What you should do
Reproduce the records below in full and exactly, without their images.

Data shown

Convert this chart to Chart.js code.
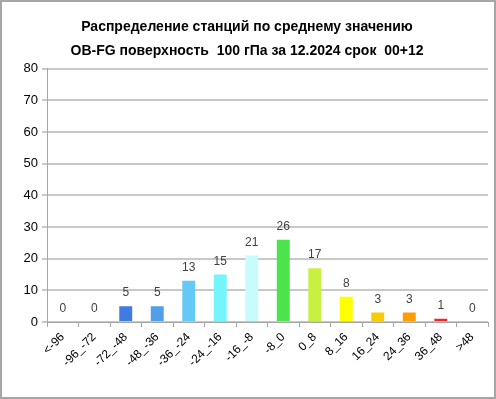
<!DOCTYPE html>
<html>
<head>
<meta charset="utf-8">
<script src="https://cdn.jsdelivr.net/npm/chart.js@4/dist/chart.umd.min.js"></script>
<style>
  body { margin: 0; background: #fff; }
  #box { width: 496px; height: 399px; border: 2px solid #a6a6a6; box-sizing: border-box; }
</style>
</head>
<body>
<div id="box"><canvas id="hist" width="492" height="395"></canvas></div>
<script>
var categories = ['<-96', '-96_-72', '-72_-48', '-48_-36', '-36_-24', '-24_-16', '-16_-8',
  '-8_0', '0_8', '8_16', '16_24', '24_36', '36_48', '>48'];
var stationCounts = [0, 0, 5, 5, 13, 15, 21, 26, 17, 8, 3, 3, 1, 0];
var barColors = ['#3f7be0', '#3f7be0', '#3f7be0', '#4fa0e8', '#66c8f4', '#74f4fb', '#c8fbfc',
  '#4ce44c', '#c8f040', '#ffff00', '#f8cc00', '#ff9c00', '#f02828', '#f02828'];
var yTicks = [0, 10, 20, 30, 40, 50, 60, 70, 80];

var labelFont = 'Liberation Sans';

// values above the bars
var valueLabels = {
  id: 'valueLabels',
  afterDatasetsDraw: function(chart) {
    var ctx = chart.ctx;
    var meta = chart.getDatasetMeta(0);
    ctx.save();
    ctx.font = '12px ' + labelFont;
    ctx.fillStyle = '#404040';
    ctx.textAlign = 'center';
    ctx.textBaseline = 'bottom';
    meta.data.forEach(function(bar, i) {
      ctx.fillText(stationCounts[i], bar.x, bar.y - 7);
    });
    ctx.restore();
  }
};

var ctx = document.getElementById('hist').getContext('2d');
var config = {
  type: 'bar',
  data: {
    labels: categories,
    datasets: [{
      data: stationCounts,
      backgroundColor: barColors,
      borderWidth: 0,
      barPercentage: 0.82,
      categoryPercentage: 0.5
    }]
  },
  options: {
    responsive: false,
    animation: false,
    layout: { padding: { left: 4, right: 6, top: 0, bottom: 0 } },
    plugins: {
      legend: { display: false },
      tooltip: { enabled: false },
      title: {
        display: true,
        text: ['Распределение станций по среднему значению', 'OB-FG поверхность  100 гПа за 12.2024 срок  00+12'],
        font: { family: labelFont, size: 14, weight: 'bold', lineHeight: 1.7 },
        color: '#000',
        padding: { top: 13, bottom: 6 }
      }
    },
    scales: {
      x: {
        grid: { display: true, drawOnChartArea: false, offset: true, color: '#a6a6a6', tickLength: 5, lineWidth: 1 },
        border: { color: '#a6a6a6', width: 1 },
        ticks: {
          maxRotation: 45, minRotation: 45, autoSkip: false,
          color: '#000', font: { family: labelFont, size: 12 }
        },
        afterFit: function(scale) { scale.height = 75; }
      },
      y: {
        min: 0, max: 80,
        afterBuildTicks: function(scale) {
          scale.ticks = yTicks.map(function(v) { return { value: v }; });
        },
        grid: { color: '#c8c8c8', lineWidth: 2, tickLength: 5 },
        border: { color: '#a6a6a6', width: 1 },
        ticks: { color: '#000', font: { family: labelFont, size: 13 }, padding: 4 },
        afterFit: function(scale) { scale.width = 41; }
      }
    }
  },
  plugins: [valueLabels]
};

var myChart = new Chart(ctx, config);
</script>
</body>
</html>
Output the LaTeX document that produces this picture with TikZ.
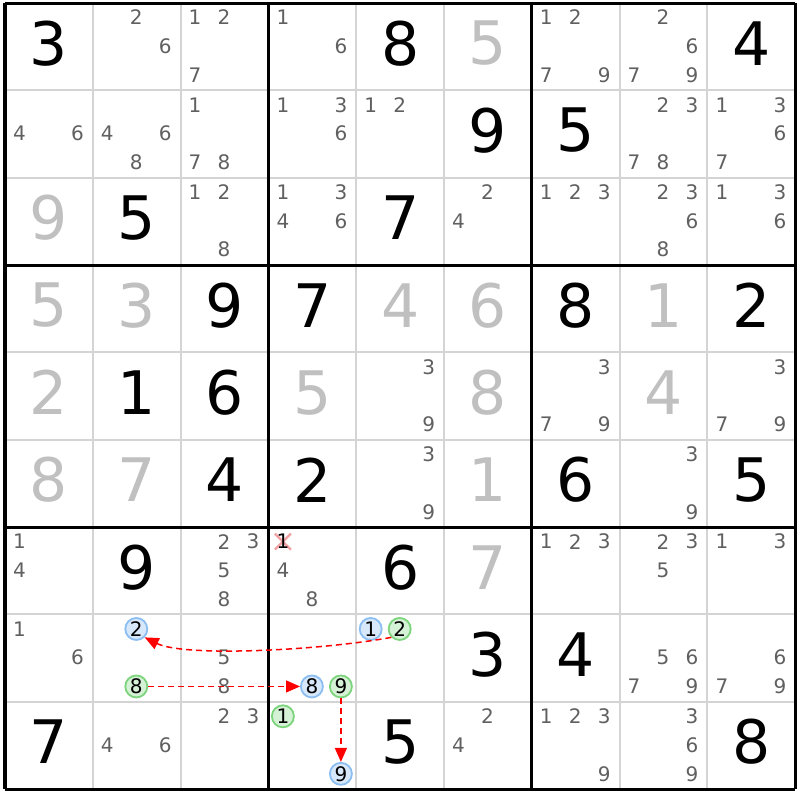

Solution for this task
Convert this chart to Chart.js code.
<!DOCTYPE html>
<html>
<head>
<meta charset="utf-8">
<script src="https://cdn.jsdelivr.net/npm/chart.js@4/dist/chart.umd.min.js"></script>
<style>
  body { margin: 0; background: #fff; }
  #box { width: 496px; height: 399px; border: 2px solid #a6a6a6; box-sizing: border-box; }
</style>
</head>
<body>
<div id="box"><canvas id="hist" width="492" height="395"></canvas></div>
<script>
var categories = ['<-96', '-96_-72', '-72_-48', '-48_-36', '-36_-24', '-24_-16', '-16_-8',
  '-8_0', '0_8', '8_16', '16_24', '24_36', '36_48', '>48'];
var stationCounts = [0, 0, 5, 5, 13, 15, 21, 26, 17, 8, 3, 3, 1, 0];
var barColors = ['#3f7be0', '#3f7be0', '#3f7be0', '#4fa0e8', '#66c8f4', '#74f4fb', '#c8fbfc',
  '#4ce44c', '#c8f040', '#ffff00', '#f8cc00', '#ff9c00', '#f02828', '#f02828'];
var yTicks = [0, 10, 20, 30, 40, 50, 60, 70, 80];

var labelFont = 'Liberation Sans';

// values above the bars
var valueLabels = {
  id: 'valueLabels',
  afterDatasetsDraw: function(chart) {
    var ctx = chart.ctx;
    var meta = chart.getDatasetMeta(0);
    ctx.save();
    ctx.font = '12px ' + labelFont;
    ctx.fillStyle = '#404040';
    ctx.textAlign = 'center';
    ctx.textBaseline = 'bottom';
    meta.data.forEach(function(bar, i) {
      ctx.fillText(stationCounts[i], bar.x, bar.y - 7);
    });
    ctx.restore();
  }
};

var ctx = document.getElementById('hist').getContext('2d');
var config = {
  type: 'bar',
  data: {
    labels: categories,
    datasets: [{
      data: stationCounts,
      backgroundColor: barColors,
      borderWidth: 0,
      barPercentage: 0.82,
      categoryPercentage: 0.5
    }]
  },
  options: {
    responsive: false,
    animation: false,
    layout: { padding: { left: 4, right: 6, top: 0, bottom: 0 } },
    plugins: {
      legend: { display: false },
      tooltip: { enabled: false },
      title: {
        display: true,
        text: ['Распределение станций по среднему значению', 'OB-FG поверхность  100 гПа за 12.2024 срок  00+12'],
        font: { family: labelFont, size: 14, weight: 'bold', lineHeight: 1.7 },
        color: '#000',
        padding: { top: 13, bottom: 6 }
      }
    },
    scales: {
      x: {
        grid: { display: true, drawOnChartArea: false, offset: true, color: '#a6a6a6', tickLength: 5, lineWidth: 1 },
        border: { color: '#a6a6a6', width: 1 },
        ticks: {
          maxRotation: 45, minRotation: 45, autoSkip: false,
          color: '#000', font: { family: labelFont, size: 12 }
        },
        afterFit: function(scale) { scale.height = 75; }
      },
      y: {
        min: 0, max: 80,
        afterBuildTicks: function(scale) {
          scale.ticks = yTicks.map(function(v) { return { value: v }; });
        },
        grid: { color: '#c8c8c8', lineWidth: 2, tickLength: 5 },
        border: { color: '#a6a6a6', width: 1 },
        ticks: { color: '#000', font: { family: labelFont, size: 13 }, padding: 4 },
        afterFit: function(scale) { scale.width = 41; }
      }
    }
  },
  plugins: [valueLabels]
};

var myChart = new Chart(ctx, config);
</script>
</body>
</html>
Output the LaTeX document that produces this picture with TikZ.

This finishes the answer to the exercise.